* **Task description**
Retype all of the data exactly as given.

* **Given material**

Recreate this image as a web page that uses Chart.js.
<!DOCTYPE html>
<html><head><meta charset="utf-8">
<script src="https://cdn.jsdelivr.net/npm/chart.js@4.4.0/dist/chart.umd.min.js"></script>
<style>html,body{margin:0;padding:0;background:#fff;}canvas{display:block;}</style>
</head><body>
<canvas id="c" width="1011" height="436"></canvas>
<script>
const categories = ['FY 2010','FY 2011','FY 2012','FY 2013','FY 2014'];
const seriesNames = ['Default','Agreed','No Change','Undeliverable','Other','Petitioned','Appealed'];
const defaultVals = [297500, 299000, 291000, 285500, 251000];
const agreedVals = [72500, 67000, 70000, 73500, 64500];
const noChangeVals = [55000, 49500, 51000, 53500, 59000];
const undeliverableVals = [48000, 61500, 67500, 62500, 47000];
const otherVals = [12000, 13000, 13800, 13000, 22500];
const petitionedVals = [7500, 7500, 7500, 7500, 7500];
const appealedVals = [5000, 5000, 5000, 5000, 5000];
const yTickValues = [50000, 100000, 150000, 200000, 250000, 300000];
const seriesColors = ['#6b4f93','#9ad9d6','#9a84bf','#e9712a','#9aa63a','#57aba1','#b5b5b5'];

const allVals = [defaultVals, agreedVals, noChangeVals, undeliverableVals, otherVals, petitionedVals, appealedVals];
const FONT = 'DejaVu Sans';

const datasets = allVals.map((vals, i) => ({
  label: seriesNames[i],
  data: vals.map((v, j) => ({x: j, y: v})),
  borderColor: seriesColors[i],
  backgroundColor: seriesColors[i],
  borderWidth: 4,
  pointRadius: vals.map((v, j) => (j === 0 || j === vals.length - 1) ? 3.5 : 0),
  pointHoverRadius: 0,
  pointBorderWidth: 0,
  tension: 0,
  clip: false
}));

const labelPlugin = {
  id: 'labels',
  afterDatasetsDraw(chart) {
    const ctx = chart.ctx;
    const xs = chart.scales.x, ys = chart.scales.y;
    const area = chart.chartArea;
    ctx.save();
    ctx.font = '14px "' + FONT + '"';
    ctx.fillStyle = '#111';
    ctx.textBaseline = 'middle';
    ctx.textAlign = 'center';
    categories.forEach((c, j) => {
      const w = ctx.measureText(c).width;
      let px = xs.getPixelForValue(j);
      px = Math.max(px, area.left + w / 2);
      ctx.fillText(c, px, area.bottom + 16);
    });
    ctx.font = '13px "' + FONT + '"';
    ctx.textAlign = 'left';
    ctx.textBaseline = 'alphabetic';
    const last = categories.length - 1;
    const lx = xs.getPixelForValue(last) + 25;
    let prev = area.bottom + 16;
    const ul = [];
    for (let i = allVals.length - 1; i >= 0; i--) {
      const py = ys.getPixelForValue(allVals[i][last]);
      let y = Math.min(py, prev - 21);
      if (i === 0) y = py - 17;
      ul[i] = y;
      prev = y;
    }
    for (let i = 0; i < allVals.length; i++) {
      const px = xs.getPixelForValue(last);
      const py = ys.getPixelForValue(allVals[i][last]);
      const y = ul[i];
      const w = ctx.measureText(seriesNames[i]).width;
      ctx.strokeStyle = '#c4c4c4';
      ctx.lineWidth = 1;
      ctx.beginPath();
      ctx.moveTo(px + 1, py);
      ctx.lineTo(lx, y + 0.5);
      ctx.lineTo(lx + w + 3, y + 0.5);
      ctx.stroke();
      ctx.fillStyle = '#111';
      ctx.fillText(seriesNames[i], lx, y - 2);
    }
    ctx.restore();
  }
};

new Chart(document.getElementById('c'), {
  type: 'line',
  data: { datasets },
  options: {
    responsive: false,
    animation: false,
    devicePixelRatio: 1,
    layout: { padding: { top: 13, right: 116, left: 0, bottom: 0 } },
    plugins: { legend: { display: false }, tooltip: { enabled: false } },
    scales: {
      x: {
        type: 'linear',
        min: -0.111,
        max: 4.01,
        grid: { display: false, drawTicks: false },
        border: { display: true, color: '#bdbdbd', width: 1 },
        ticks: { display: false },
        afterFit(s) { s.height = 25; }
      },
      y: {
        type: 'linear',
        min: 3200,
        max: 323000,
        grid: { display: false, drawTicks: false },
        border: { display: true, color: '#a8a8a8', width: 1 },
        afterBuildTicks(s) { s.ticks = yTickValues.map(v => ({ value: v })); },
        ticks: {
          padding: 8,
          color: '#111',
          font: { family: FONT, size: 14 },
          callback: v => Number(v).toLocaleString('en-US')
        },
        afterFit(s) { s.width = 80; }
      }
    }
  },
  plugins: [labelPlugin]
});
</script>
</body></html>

* **Finished task**
Recreate this image as a web page that uses Chart.js.
<!DOCTYPE html>
<html><head><meta charset="utf-8">
<script src="https://cdn.jsdelivr.net/npm/chart.js@4.4.0/dist/chart.umd.min.js"></script>
<style>html,body{margin:0;padding:0;background:#fff;}canvas{display:block;}</style>
</head><body>
<canvas id="c" width="1011" height="436"></canvas>
<script>
const categories = ['FY 2010','FY 2011','FY 2012','FY 2013','FY 2014'];
const seriesNames = ['Default','Agreed','No Change','Undeliverable','Other','Petitioned','Appealed'];
const defaultVals = [297500, 299000, 291000, 285500, 251000];
const agreedVals = [72500, 67000, 70000, 73500, 64500];
const noChangeVals = [55000, 49500, 51000, 53500, 59000];
const undeliverableVals = [48000, 61500, 67500, 62500, 47000];
const otherVals = [12000, 13000, 13800, 13000, 22500];
const petitionedVals = [7500, 7500, 7500, 7500, 7500];
const appealedVals = [5000, 5000, 5000, 5000, 5000];
const yTickValues = [50000, 100000, 150000, 200000, 250000, 300000];
const seriesColors = ['#6b4f93','#9ad9d6','#9a84bf','#e9712a','#9aa63a','#57aba1','#b5b5b5'];

const allVals = [defaultVals, agreedVals, noChangeVals, undeliverableVals, otherVals, petitionedVals, appealedVals];
const FONT = 'DejaVu Sans';

const datasets = allVals.map((vals, i) => ({
  label: seriesNames[i],
  data: vals.map((v, j) => ({x: j, y: v})),
  borderColor: seriesColors[i],
  backgroundColor: seriesColors[i],
  borderWidth: 4,
  pointRadius: vals.map((v, j) => (j === 0 || j === vals.length - 1) ? 3.5 : 0),
  pointHoverRadius: 0,
  pointBorderWidth: 0,
  tension: 0,
  clip: false
}));

const labelPlugin = {
  id: 'labels',
  afterDatasetsDraw(chart) {
    const ctx = chart.ctx;
    const xs = chart.scales.x, ys = chart.scales.y;
    const area = chart.chartArea;
    ctx.save();
    ctx.font = '14px "' + FONT + '"';
    ctx.fillStyle = '#111';
    ctx.textBaseline = 'middle';
    ctx.textAlign = 'center';
    categories.forEach((c, j) => {
      const w = ctx.measureText(c).width;
      let px = xs.getPixelForValue(j);
      px = Math.max(px, area.left + w / 2);
      ctx.fillText(c, px, area.bottom + 16);
    });
    ctx.font = '13px "' + FONT + '"';
    ctx.textAlign = 'left';
    ctx.textBaseline = 'alphabetic';
    const last = categories.length - 1;
    const lx = xs.getPixelForValue(last) + 25;
    let prev = area.bottom + 16;
    const ul = [];
    for (let i = allVals.length - 1; i >= 0; i--) {
      const py = ys.getPixelForValue(allVals[i][last]);
      let y = Math.min(py, prev - 21);
      if (i === 0) y = py - 17;
      ul[i] = y;
      prev = y;
    }
    for (let i = 0; i < allVals.length; i++) {
      const px = xs.getPixelForValue(last);
      const py = ys.getPixelForValue(allVals[i][last]);
      const y = ul[i];
      const w = ctx.measureText(seriesNames[i]).width;
      ctx.strokeStyle = '#c4c4c4';
      ctx.lineWidth = 1;
      ctx.beginPath();
      ctx.moveTo(px + 1, py);
      ctx.lineTo(lx, y + 0.5);
      ctx.lineTo(lx + w + 3, y + 0.5);
      ctx.stroke();
      ctx.fillStyle = '#111';
      ctx.fillText(seriesNames[i], lx, y - 2);
    }
    ctx.restore();
  }
};

new Chart(document.getElementById('c'), {
  type: 'line',
  data: { datasets },
  options: {
    responsive: false,
    animation: false,
    devicePixelRatio: 1,
    layout: { padding: { top: 13, right: 116, left: 0, bottom: 0 } },
    plugins: { legend: { display: false }, tooltip: { enabled: false } },
    scales: {
      x: {
        type: 'linear',
        min: -0.111,
        max: 4.01,
        grid: { display: false, drawTicks: false },
        border: { display: true, color: '#bdbdbd', width: 1 },
        ticks: { display: false },
        afterFit(s) { s.height = 25; }
      },
      y: {
        type: 'linear',
        min: 3200,
        max: 323000,
        grid: { display: false, drawTicks: false },
        border: { display: true, color: '#a8a8a8', width: 1 },
        afterBuildTicks(s) { s.ticks = yTickValues.map(v => ({ value: v })); },
        ticks: {
          padding: 8,
          color: '#111',
          font: { family: FONT, size: 14 },
          callback: v => Number(v).toLocaleString('en-US')
        },
        afterFit(s) { s.width = 80; }
      }
    }
  },
  plugins: [labelPlugin]
});
</script>
</body></html>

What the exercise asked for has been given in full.